### Task instructions
Copy out every line of the records where the string "this" occurs.

[Records with drawing code]
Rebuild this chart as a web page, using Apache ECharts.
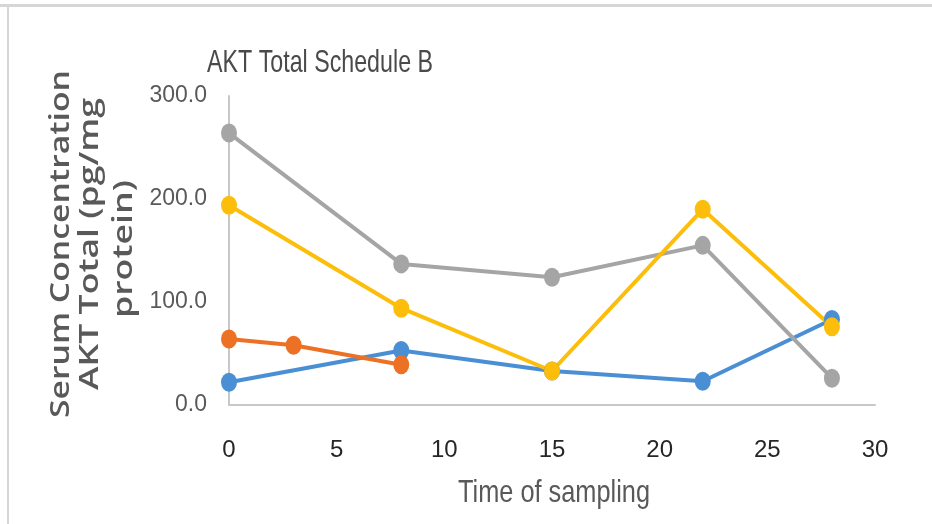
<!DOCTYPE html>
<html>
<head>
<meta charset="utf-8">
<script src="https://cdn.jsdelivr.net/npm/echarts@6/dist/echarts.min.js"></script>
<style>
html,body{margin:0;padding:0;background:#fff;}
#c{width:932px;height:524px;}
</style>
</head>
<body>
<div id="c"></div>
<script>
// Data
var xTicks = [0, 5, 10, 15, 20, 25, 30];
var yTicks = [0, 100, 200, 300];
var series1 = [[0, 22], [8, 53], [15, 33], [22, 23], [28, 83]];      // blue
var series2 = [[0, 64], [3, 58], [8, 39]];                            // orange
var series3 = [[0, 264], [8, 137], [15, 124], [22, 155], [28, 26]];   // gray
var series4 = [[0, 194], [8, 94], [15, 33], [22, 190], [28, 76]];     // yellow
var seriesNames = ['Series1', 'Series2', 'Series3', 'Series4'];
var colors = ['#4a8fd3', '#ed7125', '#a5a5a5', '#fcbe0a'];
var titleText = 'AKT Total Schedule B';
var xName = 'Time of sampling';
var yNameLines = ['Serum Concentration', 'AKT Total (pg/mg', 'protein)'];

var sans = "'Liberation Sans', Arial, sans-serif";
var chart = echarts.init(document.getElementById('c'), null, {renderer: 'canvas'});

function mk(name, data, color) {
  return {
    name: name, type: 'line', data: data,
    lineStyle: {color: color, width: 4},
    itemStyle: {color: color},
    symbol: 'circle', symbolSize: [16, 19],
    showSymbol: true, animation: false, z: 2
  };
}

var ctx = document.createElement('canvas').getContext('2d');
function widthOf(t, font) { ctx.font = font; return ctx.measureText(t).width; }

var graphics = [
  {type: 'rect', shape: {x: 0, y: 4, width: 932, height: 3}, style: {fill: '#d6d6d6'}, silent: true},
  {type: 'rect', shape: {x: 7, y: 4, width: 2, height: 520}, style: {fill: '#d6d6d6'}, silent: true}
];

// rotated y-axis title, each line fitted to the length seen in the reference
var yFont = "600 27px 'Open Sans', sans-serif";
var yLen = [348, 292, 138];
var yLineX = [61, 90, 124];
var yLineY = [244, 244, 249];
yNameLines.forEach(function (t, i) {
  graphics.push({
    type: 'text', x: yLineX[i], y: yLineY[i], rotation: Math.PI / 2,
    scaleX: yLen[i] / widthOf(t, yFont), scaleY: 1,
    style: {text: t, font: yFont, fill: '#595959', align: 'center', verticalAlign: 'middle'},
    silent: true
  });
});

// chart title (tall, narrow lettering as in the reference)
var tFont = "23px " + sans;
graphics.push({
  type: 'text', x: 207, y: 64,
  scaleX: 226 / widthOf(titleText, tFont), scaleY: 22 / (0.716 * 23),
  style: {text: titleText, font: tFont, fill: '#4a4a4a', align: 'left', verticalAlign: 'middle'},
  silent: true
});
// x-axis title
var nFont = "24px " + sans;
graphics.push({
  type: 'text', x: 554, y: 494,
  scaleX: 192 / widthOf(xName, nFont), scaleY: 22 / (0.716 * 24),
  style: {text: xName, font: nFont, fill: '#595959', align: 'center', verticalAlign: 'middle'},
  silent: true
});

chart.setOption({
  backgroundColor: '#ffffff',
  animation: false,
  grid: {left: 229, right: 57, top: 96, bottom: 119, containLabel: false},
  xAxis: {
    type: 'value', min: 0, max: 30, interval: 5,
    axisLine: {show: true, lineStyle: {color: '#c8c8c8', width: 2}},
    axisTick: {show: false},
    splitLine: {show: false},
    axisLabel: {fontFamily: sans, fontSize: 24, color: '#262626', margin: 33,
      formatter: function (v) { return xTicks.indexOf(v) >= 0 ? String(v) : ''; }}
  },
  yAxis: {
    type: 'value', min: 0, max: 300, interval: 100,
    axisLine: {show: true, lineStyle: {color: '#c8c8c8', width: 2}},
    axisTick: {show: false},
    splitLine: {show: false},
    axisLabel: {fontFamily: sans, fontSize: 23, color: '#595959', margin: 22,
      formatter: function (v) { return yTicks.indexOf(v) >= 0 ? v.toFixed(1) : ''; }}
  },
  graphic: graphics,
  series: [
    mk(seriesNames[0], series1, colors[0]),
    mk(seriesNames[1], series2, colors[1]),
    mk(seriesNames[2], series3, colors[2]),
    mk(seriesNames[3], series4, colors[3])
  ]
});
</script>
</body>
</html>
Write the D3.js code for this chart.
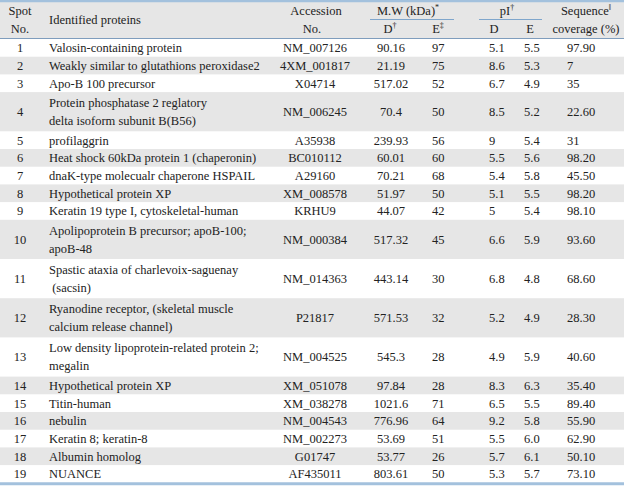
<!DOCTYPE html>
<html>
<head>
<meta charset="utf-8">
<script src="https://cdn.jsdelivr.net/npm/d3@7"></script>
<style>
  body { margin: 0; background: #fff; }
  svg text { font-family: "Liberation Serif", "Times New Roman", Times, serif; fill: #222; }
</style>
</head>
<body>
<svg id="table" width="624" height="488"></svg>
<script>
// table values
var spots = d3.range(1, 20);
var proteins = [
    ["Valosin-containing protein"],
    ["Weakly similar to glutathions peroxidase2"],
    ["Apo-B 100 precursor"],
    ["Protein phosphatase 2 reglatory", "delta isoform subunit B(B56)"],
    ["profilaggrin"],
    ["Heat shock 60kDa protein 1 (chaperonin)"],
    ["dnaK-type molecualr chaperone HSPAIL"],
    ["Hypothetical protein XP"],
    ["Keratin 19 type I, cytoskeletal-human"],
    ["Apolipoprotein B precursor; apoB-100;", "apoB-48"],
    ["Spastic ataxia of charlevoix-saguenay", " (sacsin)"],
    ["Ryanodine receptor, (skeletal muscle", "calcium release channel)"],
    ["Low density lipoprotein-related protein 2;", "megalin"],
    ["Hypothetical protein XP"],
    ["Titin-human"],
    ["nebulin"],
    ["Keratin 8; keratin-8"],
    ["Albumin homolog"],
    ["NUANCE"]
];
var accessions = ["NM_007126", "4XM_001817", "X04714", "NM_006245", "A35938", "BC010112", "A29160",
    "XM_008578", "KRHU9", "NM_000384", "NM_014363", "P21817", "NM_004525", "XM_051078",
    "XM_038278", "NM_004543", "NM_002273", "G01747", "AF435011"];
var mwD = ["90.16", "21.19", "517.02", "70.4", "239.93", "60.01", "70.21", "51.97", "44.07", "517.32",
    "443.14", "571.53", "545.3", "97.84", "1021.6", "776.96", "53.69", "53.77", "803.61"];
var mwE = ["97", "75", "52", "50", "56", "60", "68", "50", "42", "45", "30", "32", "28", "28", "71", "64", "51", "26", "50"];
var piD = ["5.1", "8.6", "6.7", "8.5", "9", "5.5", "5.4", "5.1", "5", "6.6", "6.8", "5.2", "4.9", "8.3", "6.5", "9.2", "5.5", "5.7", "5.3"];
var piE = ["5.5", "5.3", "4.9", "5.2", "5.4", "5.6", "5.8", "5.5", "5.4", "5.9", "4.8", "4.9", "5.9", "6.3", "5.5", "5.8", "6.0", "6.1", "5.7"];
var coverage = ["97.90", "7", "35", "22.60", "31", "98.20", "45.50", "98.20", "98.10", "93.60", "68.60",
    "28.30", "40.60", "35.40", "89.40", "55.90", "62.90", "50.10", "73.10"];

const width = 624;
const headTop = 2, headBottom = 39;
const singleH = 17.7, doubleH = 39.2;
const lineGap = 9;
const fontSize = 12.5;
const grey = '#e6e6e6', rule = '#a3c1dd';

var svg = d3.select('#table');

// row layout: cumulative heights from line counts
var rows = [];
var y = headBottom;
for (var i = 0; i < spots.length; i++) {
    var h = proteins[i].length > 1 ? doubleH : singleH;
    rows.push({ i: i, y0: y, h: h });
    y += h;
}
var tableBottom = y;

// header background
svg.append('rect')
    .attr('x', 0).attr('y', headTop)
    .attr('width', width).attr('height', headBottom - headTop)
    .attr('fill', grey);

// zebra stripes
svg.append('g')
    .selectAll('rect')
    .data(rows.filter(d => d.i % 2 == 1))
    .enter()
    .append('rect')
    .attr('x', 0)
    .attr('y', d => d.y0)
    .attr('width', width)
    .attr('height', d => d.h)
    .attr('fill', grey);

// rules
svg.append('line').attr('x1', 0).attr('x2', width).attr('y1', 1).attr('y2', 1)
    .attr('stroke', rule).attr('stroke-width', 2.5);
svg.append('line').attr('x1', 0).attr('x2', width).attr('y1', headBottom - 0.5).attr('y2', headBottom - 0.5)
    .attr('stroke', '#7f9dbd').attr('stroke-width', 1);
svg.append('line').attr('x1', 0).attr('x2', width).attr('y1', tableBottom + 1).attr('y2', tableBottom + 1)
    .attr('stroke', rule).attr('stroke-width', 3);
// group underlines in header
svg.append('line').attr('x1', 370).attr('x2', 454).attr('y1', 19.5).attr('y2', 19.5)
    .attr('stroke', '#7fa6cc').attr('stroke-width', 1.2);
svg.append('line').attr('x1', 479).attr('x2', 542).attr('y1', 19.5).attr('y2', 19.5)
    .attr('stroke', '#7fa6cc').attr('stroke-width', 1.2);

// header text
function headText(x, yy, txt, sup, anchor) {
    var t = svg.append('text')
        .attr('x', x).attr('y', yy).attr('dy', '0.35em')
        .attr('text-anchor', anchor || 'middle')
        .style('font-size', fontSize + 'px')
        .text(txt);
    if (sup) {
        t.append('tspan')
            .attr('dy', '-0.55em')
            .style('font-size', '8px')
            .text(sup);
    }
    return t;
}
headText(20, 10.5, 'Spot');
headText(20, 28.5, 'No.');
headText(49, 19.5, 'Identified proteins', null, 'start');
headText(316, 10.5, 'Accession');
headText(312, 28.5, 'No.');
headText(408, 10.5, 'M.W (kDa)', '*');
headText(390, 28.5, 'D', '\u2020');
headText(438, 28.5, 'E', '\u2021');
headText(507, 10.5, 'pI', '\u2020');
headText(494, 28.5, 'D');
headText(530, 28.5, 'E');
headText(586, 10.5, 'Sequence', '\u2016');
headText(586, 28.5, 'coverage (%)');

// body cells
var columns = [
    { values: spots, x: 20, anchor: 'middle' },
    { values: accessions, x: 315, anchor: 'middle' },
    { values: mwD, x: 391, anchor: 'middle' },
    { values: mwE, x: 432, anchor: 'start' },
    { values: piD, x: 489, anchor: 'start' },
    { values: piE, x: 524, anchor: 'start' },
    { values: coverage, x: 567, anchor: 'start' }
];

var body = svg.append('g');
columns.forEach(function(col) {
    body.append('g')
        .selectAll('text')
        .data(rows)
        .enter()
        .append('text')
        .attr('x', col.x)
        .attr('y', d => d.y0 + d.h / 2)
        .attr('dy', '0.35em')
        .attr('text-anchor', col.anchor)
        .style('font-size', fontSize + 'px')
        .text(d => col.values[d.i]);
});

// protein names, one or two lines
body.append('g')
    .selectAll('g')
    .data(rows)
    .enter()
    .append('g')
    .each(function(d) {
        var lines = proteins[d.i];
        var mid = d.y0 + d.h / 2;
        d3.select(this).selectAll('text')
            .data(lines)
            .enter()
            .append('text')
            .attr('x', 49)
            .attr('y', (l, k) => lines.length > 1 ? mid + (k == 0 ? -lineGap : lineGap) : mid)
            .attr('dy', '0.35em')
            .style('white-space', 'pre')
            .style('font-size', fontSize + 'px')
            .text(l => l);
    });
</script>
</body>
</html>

### Answer
Rebuild this chart as a web page, using Apache ECharts.
Write the D3.js code for this chart.
        d3.select(this).selectAll('text')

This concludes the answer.